> **Task to carry out**
Find each line with "script" and copy it.

Begin Data rows

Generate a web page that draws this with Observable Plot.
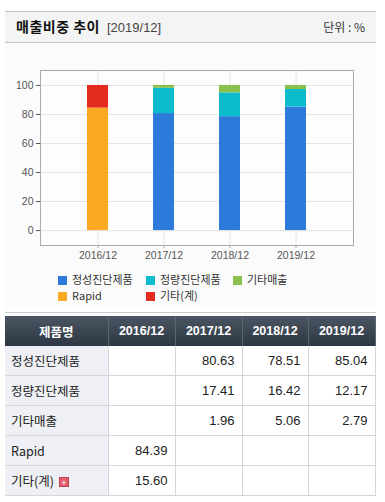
<!DOCTYPE html>
<html><head><meta charset="utf-8">
<script src="https://cdn.jsdelivr.net/npm/d3@7"></script>
<script src="https://cdn.jsdelivr.net/npm/@observablehq/plot@0.6"></script>
<style>
body{margin:0;width:385px;height:502px;background:#fff;font-family:"Noto Sans CJK KR","Liberation Sans",sans-serif;position:relative;overflow:hidden;}
#hdr{position:absolute;left:5px;top:11px;width:371px;height:30px;background:#f4f4f4;border-top:1px solid #c4c4c4;border-bottom:1px solid #c4c4c4;}
#hdr .t{position:absolute;left:11px;top:6px;font-size:14px;font-weight:bold;color:#111;letter-spacing:0.5px;line-height:17px;}
#hdr .d{position:absolute;left:102px;top:8px;font-size:13px;color:#444;font-family:"Liberation Sans",sans-serif;line-height:15px;}
#hdr .u{position:absolute;right:11px;top:7px;font-size:12px;color:#333;line-height:15px;}
#chartbg{position:absolute;left:5px;top:43px;width:371px;height:265px;background:#fbfbfb;}
#chart{position:absolute;left:0;top:42px;}
#legend{position:absolute;left:58px;top:272px;width:300px;font-size:11px;color:#333;line-height:14px;}
#legend .it{position:absolute;white-space:nowrap;height:14px;line-height:14px;}
#legend .sw{display:inline-block;width:9px;height:9px;margin-right:5px;vertical-align:-1px;}
#tbl{position:absolute;left:5px;top:316px;border-collapse:collapse;font-size:12.5px;table-layout:fixed;}
#tblline{position:absolute;left:5px;top:312px;width:371px;border-top:1px solid #ccc;}
#tbl th{background:linear-gradient(#4b5663,#2d3743);color:#fff;font-weight:bold;height:30px;padding:0;border-right:1px solid #5a6470;font-family:"Liberation Sans","Noto Sans CJK KR",sans-serif;font-size:12.5px;}
#tbl th.first{font-family:"Noto Sans CJK KR",sans-serif;}
#tbl td{height:29px;padding:0 7px;border-bottom:1px solid #d6d6d6;border-right:1px solid #d6d6d6;text-align:right;color:#222;font-family:"Liberation Sans",sans-serif;font-size:13px;}
#tbl td.first{text-align:left;background:#eef0f5;color:#222;padding-left:6px;font-family:"Noto Sans CJK KR",sans-serif;font-size:12.5px;}
.plus{display:inline-block;width:10px;height:10px;background:#e06070;color:#fff;font-size:9px;line-height:9px;text-align:center;margin-left:5px;vertical-align:0px;border:1px solid #c04050;box-sizing:border-box;}
</style></head>
<body>
<div id="hdr"><span class="t">매출비중 추이</span><span class="d">[2019/12]</span><span class="u">단위 : %</span></div>
<div id="chartbg"></div>
<div id="chart"></div>
<div id="legend"></div>
<div id="tblline"></div>
<table id="tbl"></table>
<script>
const periods = ["2016/12","2017/12","2018/12","2019/12"];
const seriesNames = ["정성진단제품","정량진단제품","기타매출","Rapid","기타(계)"];
const seriesColors = ["#2c7bdb","#0cbccc","#8cc04c","#fba822","#e42b1f"];
const v정성 = [null, 80.63, 78.51, 85.04];
const v정량 = [null, 17.41, 16.42, 12.17];
const v기타매출 = [null, 1.96, 5.06, 2.79];
const vRapid = [84.39, null, null, null];
const v기타계 = [15.60, null, null, null];
const yTicks = [0,20,40,60,80,100];

const seriesValues = [v정성, v정량, v기타매출, vRapid, v기타계];
const data = [];
seriesNames.forEach((s,i)=>periods.forEach((p,j)=>{
  const v = seriesValues[i][j];
  if (v != null) data.push({period:p, series:s, value:v});
}));

const chart = Plot.plot({
  width: 385, height: 228,
  marginLeft: 40, marginRight: 32, marginTop: 28, marginBottom: 25,
  style: {background:"transparent", fontFamily:"Liberation Sans, sans-serif", fontSize:"10.5px", color:"#555"},
  x: {domain: periods, padding: 0.68, label: null},
  y: {domain: [-10.3, 110.3], label: null},
  color: {domain: seriesNames, range: seriesColors},
  marks: [
    Plot.frame({fill:"#fdfdfd"}),
    Plot.gridY(yTicks, {stroke:"#e4e4e4", strokeOpacity:1}),
    Plot.gridX(periods, {stroke:"#e4e4e4", strokeOpacity:1}),
    Plot.barY(data, Plot.stackY({x:"period", y:"value", fill:"series", order: seriesNames})),
    Plot.axisX({tickSize:3, stroke:"#aaa", color:"#555", tickPadding:3}),
    Plot.axisY({ticks: yTicks, tickSize:4, color:"#555", tickPadding:3}),
    Plot.frame({stroke:"#aaa"})
  ]
});
document.getElementById("chart").appendChild(chart);

// legend
const legendPos = [[0,0],[88,0],[175,0],[0,16],[88,16]];
const lg = document.getElementById("legend");
seriesNames.forEach((s,i)=>{
  const d = document.createElement("div");
  d.className="it";
  d.style.left = legendPos[i][0]+"px";
  d.style.top = legendPos[i][1]+"px";
  d.innerHTML = `<span class="sw" style="background:${seriesColors[i]}"></span>${s}`;
  lg.appendChild(d);
});

// table
const colWidths = [103,67,67,66,67];
const tbl = document.getElementById("tbl");
let html = "<colgroup>"+colWidths.map(w=>`<col style="width:${w}px">`).join("")+"</colgroup>";
html += `<tr><th class="first">제품명</th>${periods.map(p=>`<th>${p}</th>`).join("")}</tr>`;
seriesNames.forEach((s,i)=>{
  const label = s === "기타(계)" ? `${s}<span class="plus">+</span>` : s;
  html += `<tr><td class="first">${label}</td>${seriesValues[i].map(v=>`<td>${v==null?"":v.toFixed(2)}</td>`).join("")}</tr>`;
});
tbl.innerHTML = html;
</script>
</body></html>
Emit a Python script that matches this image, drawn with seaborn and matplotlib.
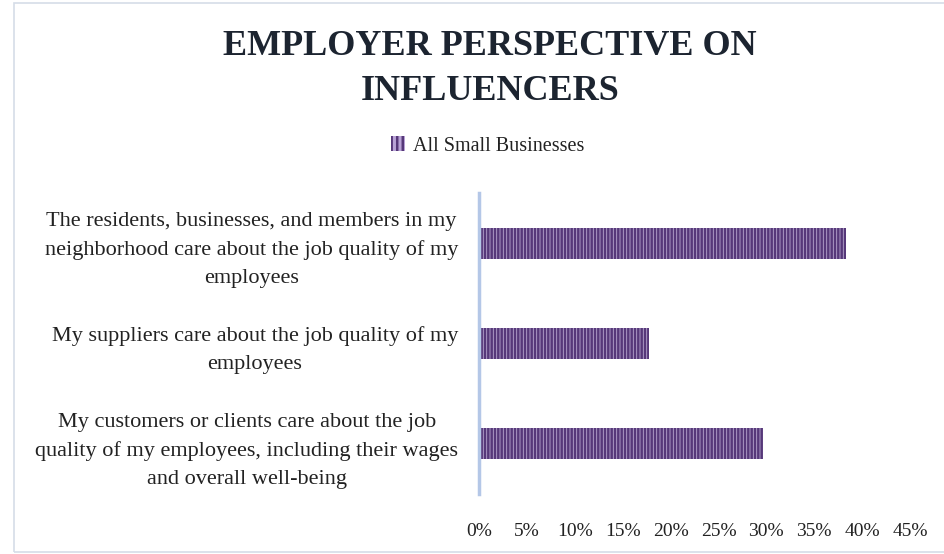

End Data rows

> **Solution for this task**
<script src="https://cdn.jsdelivr.net/npm/d3@7"></script>
<script src="https://cdn.jsdelivr.net/npm/@observablehq/plot@0.6"></script>
<script>
</script>
Emit a Python script that matches this image, drawn with seaborn and matplotlib.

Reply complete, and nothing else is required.